Even in the digital age I use a scanner; actually, I use three scanners; an HP, an Epson, and a Canon.
I don’t use their scanner software on my Mac. I use VueScan. Is there anyone who knows more about scanners for Mac than Ed Hemrick? He’s the VueScan guru.
Scanning once was the way to go to get digital photos. Then digital cameras matured, improved, and dropped in price, and the scanner got used less and less.
The need to scan will probably be around for many years, and the value and quality of scanners continues to go up while prices continue to drop.
What cost up to $1,000 only a few years ago can be had for about $150 these days. My three scanners on my Macs were purchased over a few years but I don’t use the manufacturer’s software to scan images.

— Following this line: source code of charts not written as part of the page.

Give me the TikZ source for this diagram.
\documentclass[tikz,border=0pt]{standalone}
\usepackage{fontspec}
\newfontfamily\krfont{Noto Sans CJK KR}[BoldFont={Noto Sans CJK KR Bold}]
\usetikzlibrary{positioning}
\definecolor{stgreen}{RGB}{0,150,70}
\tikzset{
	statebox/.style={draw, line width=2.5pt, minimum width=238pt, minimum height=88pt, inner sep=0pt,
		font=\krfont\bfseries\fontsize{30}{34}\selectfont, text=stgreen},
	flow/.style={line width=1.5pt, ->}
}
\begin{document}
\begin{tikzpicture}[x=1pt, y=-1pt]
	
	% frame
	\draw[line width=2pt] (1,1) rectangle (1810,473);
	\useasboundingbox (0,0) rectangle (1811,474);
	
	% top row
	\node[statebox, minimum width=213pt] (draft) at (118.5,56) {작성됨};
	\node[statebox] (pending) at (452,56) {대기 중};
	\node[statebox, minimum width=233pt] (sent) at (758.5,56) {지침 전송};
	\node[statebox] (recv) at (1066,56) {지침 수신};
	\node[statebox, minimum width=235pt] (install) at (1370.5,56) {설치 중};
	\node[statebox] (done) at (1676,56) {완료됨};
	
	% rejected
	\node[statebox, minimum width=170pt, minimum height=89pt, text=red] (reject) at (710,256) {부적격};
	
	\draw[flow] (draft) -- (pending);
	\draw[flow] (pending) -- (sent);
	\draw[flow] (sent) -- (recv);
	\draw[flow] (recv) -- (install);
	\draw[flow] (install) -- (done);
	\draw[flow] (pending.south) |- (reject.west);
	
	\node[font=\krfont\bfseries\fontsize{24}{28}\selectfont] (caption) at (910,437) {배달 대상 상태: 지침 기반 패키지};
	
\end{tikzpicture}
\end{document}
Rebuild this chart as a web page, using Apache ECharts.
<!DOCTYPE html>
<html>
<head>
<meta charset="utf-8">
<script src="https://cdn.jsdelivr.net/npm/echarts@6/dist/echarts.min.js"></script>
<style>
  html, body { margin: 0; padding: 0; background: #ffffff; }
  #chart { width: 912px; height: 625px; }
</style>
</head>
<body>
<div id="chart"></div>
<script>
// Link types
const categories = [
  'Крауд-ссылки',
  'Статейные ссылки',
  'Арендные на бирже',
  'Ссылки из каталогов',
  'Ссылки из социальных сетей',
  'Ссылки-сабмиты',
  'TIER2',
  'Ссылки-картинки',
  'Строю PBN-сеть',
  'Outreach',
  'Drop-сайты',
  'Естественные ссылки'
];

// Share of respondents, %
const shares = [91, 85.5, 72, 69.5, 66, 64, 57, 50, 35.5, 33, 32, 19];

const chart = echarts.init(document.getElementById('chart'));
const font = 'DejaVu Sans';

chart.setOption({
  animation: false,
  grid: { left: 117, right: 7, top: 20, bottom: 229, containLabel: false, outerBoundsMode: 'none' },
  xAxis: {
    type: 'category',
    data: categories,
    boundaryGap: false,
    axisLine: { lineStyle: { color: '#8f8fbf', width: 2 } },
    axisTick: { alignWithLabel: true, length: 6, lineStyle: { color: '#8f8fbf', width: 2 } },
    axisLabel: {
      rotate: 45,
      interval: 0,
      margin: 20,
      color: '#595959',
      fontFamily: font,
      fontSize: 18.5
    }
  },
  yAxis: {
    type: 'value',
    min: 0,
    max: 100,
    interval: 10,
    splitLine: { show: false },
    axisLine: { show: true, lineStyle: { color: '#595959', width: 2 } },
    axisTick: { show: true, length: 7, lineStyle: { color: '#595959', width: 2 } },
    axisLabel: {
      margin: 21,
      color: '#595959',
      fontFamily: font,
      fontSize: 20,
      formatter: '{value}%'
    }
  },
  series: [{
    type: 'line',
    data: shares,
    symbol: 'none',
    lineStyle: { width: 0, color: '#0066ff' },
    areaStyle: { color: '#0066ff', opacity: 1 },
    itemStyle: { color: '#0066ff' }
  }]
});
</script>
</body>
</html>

I use VueScan. I’ve used VueScan for many years, starting back during the internet dot com bubble years when I lost the software for a good scanner I had, and updates were not available.
Back in the day, scanners were a bit more expensive, so I tried VueScan and I’ve been a user ever since.
Why? VueScan often produces better looking images than the software supplied by the scanner manufacturer.
Is that possible? It’s just light, right? It’s just driver software, right? Wrong.
If I believed in magic, I’d swear that Ed Hamrick has some sprinkled into VueScan. Scanning good images has a lot more going on under the hood (literally) than we understand, considering the price of most scanners.
First, VueScan is painfully easy for those of us into casual scanning lifestyle (always practice safe scanning). A few clicks gets you into features you never knew existed on your scanner.
In fact, VueScan often unlocks features in a scanner not evident with the manufacturer’s scanner software.
The proof, as they say, is in the taste of the pudding, so your mileage may vary (don’t you love how easy it is to mix metaphors in English and still make it come out right?).
SInce you can download and try VueScan, do so. It’s a simple install, and you’re not likely to damage anything on your Mac. Oh, speaking of Macs, VueScan also does Windows. And Linux.
Most of us purchase scanners from HP, Epson, or Canon. Remarkably, there are just under a gazillion scanner models on the market, many from other manufacturers other than the big three.
Even Apple had a scanner years ago. VueScan will make it work again. There’s also scanners from Agfa, Kodak, Linotype-Hell, Minolta, PIE, Polaroid, UMAX, and some I can’t pronounce.
VueScan makes them work again on Mac OS X. Many older scanners pre-date USB and Firewire connections, in lieu of SCSI. VueScan works with most USB to SCSI converters (sorry, no wireless or parallel).
All total, as of the latest VueScan update, there’s support for over 500 scanners and nearly 200 digital camera RAW files.
And speaking of VueScan updates, there’s one about every week. Seriously.
What do you get with VueScan? First, a better interface. You’ll see. It’s simple, straightforward, and the myriad of features available for many scanners are just a click or two away.
Second, VueScan often produces superior scans with the same hardware. That’s the part you get to try on your own.
What is there to gripe about with VueScan? Back when I bought VueScan, there was a single price. Now there are two. The standard edition price is $49.95, and the professional edition is $89.95.
My rub is that the standard edition includes free upgrades for a year, while the pro edition is forever.
The pro edition has a few extra features, including ICC profiles and color spaces, IT8 color calibration, and can create raw scan files. And you get unlimited upgrades.
I could say more. More about the simple interface, more about all the extra features that will show up on your scanner, more about the quality of the scanned images. But why. Remember, the proof is in the taste of the pudding, so taste VueScan yourself.